Throughout the show, the primary objective of the supporting cast in the drama, including but not limited to Mehru’s sister-in-law, daughter-in-law, her son and her son-in-law, is to take over the bungalow and thriving family business that have been willed to Mehru. The show makes it clear that if Mehru was not rich, no one would give two hoots about her. This wealth-centred plot device completely ruined the purpose of the show, was counterproductive not just for the narrative, and also inadvertently inhibited the chemistry between the leads.
It is hard to recall a single Pakistani TV drama in the recent past that does not place a rich mansion-residing family or families with money problems at the fulcrum of its plot. From the record breaking TV serial Humsafar (2011) to dramas like Zindagi Gulzar Hai (2012), Bin Roye (2016), Khasara (2018), Anaa, Dil Ruba, Yeh Dil Mera (2019), Sabaat (2020) to Ishqiya — all these dramas succumb to an unabashed display of wealth which could well be avoided. Even the recent string of Ramazan TV serials, such as Suno Chanda (seasons I and II), Hum Tum, Taana Bana, Chupke Chupke and several more, don’t really seem to have anything to do with the month of Ramazan or the spirit of fasting or festivities of Eid — they are simply light romantic comedies exaggerating the inanity of one or more wealthy family.
This seems to be a good time to recall classic shows like Khuda Ki Basti, Aangan Tehra and 50-50, which showcased the joys, sorrows, struggles, victories and humour of the working class and did not need money as a key device to drive the plot. From recent television screenplays, screenwriter Fasih Bari’s TV serials such as Khatoon Manzil, Mithu Aur Aapa and Quddusi Sahab Ki Bewah are some of the exemplary shows that offer comedy, romance and snippets from Karachi’s diverse neighbourhoods and their quirks without involving insanely wealthy families through intelligent writing. Are rich family plots a means to conveniently avoid production challenges that would otherwise compel producers to recce authentic and less luxurious shoot locations? Or is it becoming a default device used by lazy scriptwriters to avoid innovation, diversity and intellectual labour?
When it comes to the consumption of such TV dramas, it is possible to speculate why audiences are lapping up stories about rich families.
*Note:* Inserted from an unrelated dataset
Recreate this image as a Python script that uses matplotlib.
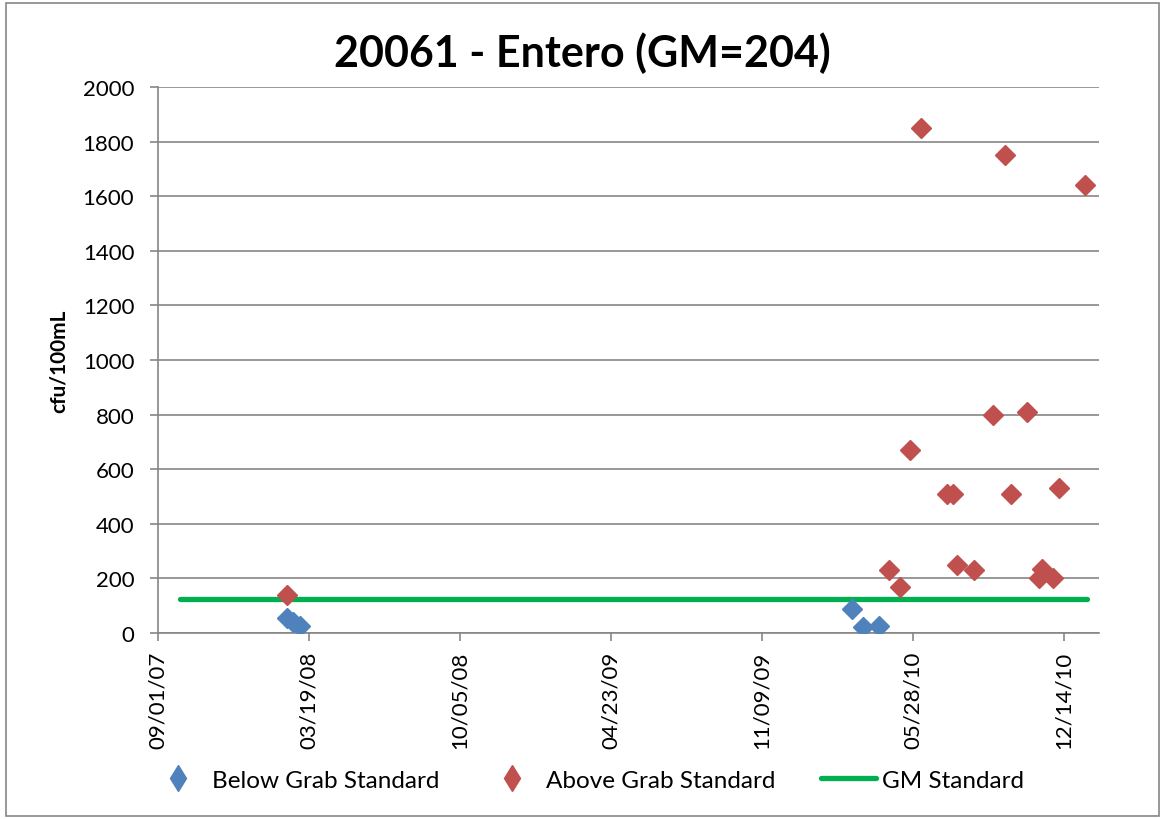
import matplotlib
matplotlib.use("Agg")
import matplotlib.pyplot as plt
import matplotlib.dates as mdates
from matplotlib.patches import Rectangle
from matplotlib.ticker import FixedLocator
from matplotlib.legend_handler import HandlerLine2D
import numpy as np
import pandas as pd

# data
below_dates = ["2008-02-19", "2008-02-27", "2008-03-07",
               "2010-03-09", "2010-03-23", "2010-04-14"]
below_vals = [55, 40, 25, 88, 22, 27]

above_dates = ["2008-02-19", "2010-04-27", "2010-05-11", "2010-05-24", "2010-06-08",
               "2010-07-12", "2010-07-20", "2010-07-26", "2010-08-17", "2010-09-12",
               "2010-09-28", "2010-10-06", "2010-10-27", "2010-11-11", "2010-11-16",
               "2010-11-30", "2010-12-08", "2011-01-11"]
above_vals = [140, 230, 170, 670, 1850, 510, 510, 250, 230, 800,
              1750, 510, 810, 200, 235, 200, 530, 1640]

gm_dates = ["2007-09-30", "2011-01-14"]
gm_vals = [125, 125]

title = "20061 - Entero (GM=204)"
ylabel = "cfu/100mL"

plt.rcParams['font.family'] = ['Lato', 'DejaVu Sans']

fig = plt.figure(figsize=(11.61, 8.2), dpi=100)
ax = fig.add_axes([0.136, 0.2268, 0.8106, 0.6659])

grid_c = "#868686"
gm_line, = ax.plot(pd.to_datetime(gm_dates), gm_vals, color="#00B050", lw=3.8,
                   solid_capstyle="round", label="GM Standard", zorder=2)
below_pts, = ax.plot(pd.to_datetime(below_dates), below_vals, ls="none", marker="D",
                     ms=10, color="#4F81BD", label="Below Grab Standard", zorder=3)
above_pts, = ax.plot(pd.to_datetime(above_dates), above_vals, ls="none", marker="D",
                     ms=10, color="#C0504D", label="Above Grab Standard", zorder=3)

start = mdates.date2num(pd.Timestamp("2007-09-01"))
ax.set_xlim(start, start + 1247)
ax.xaxis.set_major_locator(FixedLocator(np.arange(start, start + 1201, 200)))
ax.xaxis.set_major_formatter(mdates.DateFormatter("%m/%d/%y"))
ax.set_ylim(0, 2000)
ax.set_yticks(np.arange(0, 2001, 200))

ax.grid(axis="y", color=grid_c, lw=1.2)
ax.set_axisbelow(True)
for s in ["top", "right"]:
    ax.spines[s].set_visible(False)
for s in ["left", "bottom"]:
    ax.spines[s].set_color(grid_c)
    ax.spines[s].set_linewidth(1.2)
ax.tick_params(axis="both", colors=grid_c, labelcolor="black", labelsize=16,
               length=6, width=1.2)
ax.tick_params(axis="y", pad=11)
ax.tick_params(axis="x", labelrotation=90, pad=7)

ax.set_ylabel(ylabel, fontsize=15, fontweight="bold", labelpad=10)
fig.text(0.502, 0.935, title, ha="center", va="center", fontsize=31,
         fontweight="bold")


def thin_diamond(legend_line, orig):
    # legend markers are drawn as narrow diamonds, as in the original
    legend_line.update_from(orig)
    legend_line.set_marker("d")
    legend_line.set_markersize(13)


marker_handler = HandlerLine2D(update_func=thin_diamond)
fig.legend([below_pts, above_pts, gm_line],
           ["Below Grab Standard", "Above Grab Standard", "GM Standard"],
           handler_map={below_pts: marker_handler, above_pts: marker_handler},
           loc="center", bbox_to_anchor=(0.506, 0.047), ncol=3, frameon=False,
           fontsize=17.5, handlelength=2.25, columnspacing=1.9, handletextpad=0.25)

fig.add_artist(Rectangle((6 / 1161, 3 / 820), 1153 / 1161, 813 / 820,
                         transform=fig.transFigure, fill=False,
                         edgecolor=grid_c, lw=1.2))

fig.savefig("out.png", dpi=100)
Ellen Seiter, in her article published in the Journal of the University Film and Video Association claims that there are two possible reasons for the popularity of such stories — one is that television immersed in displaying luxury provides an avenue for escapism, which can in turn prove to be a source of momentary relief, because it is relatively affordable to switch on the idiot box. In other cases, she states that such shows offer catharsis to certain audiences as they “reveal the lives of the rich and powerful to be full of strife, anxiety and personal torment.”
The biggest problem with Pakistani TV dramas is the lack of diversity when it comes to telling stories for mass consumption. As a developing nation replete with political instability, public debt, abject poverty and unemployment, it is baffling to note the entertainment industry’s obsession with telling stories centred around the obscenely wealthy, powerful and elitist upper-class strata of society that makes it a point to belittle people they consider economically inferior on screen.